Prévisions différenciées

Les prévisions quant au rythme de consolidation dans le 2e pilier s’avèrent toutefois très différenciées. Willi Thurnherr, CEO Retirement Solutions au cabinet de conseil Aon, s’attend à ce que le nombre de caisses de pension se réduise à 1200 d’ici à la fin de cette décennie. Il n’envisage toutefois pas pour un avenir proche une situation à la néerlandaise, où elles ne sont que 500.

La professeure Kerstin Windhövel, cheffe du centre de compétences prévoyance à la haute école Kalaidos (voir son interview en pages 4-5), table sur un recul ultérieur des caisses de pension autonomes. «Cela se produira-t-il comme jusqu’ici ou par bonds successifs? Tout dépendra du régulateur.» A son avis, en tout cas, le processus s’accélérera si, inopinément, des directives plus strictes sont adoptées, notamment au niveau des rapports qui constituent une lourde charge pour les petites caisses. «Dans les huit ans à venir, nous n’en serons sans doute pas au niveau des Pays-Bas, mais je peux m’imaginer qu’on arrive à seulement 1000 caisses.» L’expert Hans-Jakob Stahel ne veut pas articuler de chiffres précis: «Mais nous ne pensons pas que le processus s’accélérera.»

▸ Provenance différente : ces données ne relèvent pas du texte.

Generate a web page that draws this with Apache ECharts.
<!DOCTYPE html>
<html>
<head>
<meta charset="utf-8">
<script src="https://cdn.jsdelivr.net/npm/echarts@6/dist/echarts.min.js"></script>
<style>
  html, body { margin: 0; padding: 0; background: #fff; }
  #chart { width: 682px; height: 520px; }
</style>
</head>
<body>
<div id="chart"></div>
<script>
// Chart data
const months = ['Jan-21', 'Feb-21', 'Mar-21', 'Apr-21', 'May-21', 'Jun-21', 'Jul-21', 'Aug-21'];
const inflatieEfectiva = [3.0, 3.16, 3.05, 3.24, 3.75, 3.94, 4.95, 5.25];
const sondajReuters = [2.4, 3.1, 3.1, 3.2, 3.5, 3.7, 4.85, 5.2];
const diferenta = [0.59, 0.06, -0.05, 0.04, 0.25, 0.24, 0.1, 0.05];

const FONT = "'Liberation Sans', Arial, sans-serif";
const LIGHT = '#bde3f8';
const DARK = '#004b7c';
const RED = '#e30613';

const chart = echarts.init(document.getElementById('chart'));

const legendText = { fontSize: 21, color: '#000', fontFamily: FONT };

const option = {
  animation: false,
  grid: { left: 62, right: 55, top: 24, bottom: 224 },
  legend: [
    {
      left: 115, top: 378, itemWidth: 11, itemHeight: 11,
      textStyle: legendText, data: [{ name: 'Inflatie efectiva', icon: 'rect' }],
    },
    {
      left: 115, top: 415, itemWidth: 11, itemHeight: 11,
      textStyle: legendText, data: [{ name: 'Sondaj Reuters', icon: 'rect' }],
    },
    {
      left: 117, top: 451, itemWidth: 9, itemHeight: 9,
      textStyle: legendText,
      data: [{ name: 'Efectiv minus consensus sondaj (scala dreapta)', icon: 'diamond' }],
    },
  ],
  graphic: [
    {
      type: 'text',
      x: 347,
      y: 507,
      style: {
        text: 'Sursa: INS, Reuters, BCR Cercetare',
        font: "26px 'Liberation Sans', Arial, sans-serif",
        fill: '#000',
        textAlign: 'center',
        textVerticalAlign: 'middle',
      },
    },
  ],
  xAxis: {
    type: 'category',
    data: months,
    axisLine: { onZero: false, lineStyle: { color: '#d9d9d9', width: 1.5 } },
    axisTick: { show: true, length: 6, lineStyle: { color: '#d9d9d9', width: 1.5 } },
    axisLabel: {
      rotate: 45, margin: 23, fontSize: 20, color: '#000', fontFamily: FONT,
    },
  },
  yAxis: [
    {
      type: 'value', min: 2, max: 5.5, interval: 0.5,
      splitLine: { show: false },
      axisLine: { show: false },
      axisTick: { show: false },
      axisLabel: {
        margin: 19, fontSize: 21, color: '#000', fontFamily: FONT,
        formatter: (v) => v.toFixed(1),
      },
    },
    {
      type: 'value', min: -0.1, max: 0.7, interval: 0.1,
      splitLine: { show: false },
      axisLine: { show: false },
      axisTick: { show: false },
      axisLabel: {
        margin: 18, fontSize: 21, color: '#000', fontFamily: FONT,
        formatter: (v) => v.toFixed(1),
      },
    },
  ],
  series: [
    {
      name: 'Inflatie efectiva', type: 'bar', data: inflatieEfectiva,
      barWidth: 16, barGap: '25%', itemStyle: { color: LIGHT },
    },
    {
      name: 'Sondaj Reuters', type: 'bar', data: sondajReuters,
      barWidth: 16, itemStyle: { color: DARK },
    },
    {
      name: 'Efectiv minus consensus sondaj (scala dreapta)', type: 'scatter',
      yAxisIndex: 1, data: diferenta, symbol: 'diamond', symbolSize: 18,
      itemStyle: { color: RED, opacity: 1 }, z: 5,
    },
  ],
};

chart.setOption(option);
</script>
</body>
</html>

Le monde du travail change

Depuis que sont nées les premières caisses de pension dans la deuxième moitié du XIXe siècle – d’abord réservées aux fonctionnaires, enseignants et policiers –, le nombre de celles-ci a grimpé à plus de 17'000 jusqu’à ce que la LPP entre en vigueur en 1985. Au lendemain de la Première Guerre mondiale, les CFF, puis les banques, les assureurs et l’industrie des machines ont été les moteurs des caisses de pension autonomes. Ces fondations de bienfaisance assuraient la fidélité et la stabilité du personnel.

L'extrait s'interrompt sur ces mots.